The anaesthesiology team (a resident along with a doctor) was having one heckuva time trying to get the IV in – they used freezing solution and a guided ultrasound to try and get into a vein, but I was still awake to hear them discussing the issues they were having so I asked if someone could put some music on as the whole situation was really unnerving. BEST DECISION EVER! Much to my surprise, one of the nurses pulled out her phone and asked for my music requests – so I had them start off with ABBA’s “Dancing Queen”, followed by the Rocky theme “Gonna Fly Now”, and finally “Thunderstruck” by ACDC. It was hilarious to have the surgical staff humming along as preparations were happening, but it kept the mood light and worked wonders to calm me down until the anaesthetic took effect and I was out.
The Recovery Room
When I woke up, I remember feeling groggy – and in a MASSIVE amount of pain. The neck is an especially sensitive area and it’s particularly frightening to have surgery so close to your windpipe and your esophagus. Pain swallowing is normal, but without any frame of reference for what the swelling and skin are supposed to look/feel like, it’s a bit of a horror show. They kept asking me where my pain level was at from 1-10, so eventually I went from a 9 to a 4 and we were able to level out there thanks to some heavy-duty pain medication. I have no idea what they gave me, but it also made me nauseated so they added in Gravol as well.
They keep you in the initial recovery room for a couple of hours until your pain can be stabilized, and then another couple of hours in another recovery area to make sure that you don’t “bleed out” before you leave the hospital. The imagination just runs wild when they tell you that, but the risk is real. Apparently the biggest bleeding risk is within the first 4 hours after surgery, and then they send you home with a prescription for Tylenol 3’s and a series of post-op instructions.
My brother-in-law came to pick me up and I was lucky enough to be able to stay at my sister’s house with them and their 2 little doggies to assist with my recovery. I pretty much slept through the first few days, sucking back ice chips and painkillers. I didn’t experience any major issues – only the weird feeling of itchiness in the area around my wound as the skin and surrounding tissue started to heal.

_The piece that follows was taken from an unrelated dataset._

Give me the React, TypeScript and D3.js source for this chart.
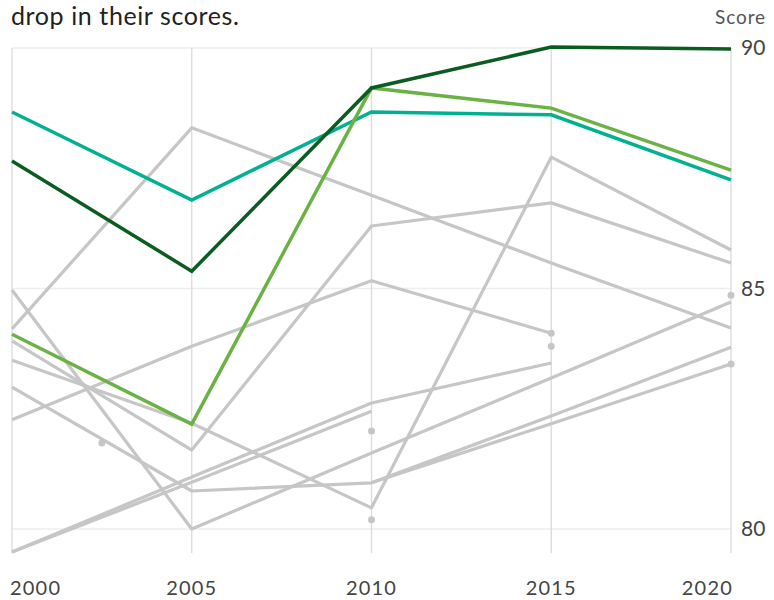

My sister made green smoothies and my Mom brought over homemade chicken soup & bone broth. Sleep was my highest priority, along with keeping up my sense of humour and cuddling with the dogs. As someone who lives alone, being in a place surrounded by love and not having to be responsible for anything was like miraculous medicine. I will be forever grateful to my family for dropping everything in their own lives to take care of me. I look forward to the time when we’re on the other side of this and a new chapter can begin.
I was able to return home to my apartment after a week’s time to continue my recovery. I was still off from work, but REALLY, REALLY tired. You really don’t appreciate the role of the thyroid until your hormones get out of whack, and you aren’t even recognizable to yourself. I had to wait for the follow-up meeting with my surgeon before any changes could be made or additional tests done – which felt unbearable – but it is what it is.
And so the waiting game began to do new blood work, adjust thyroid medication, and to determine the path forward.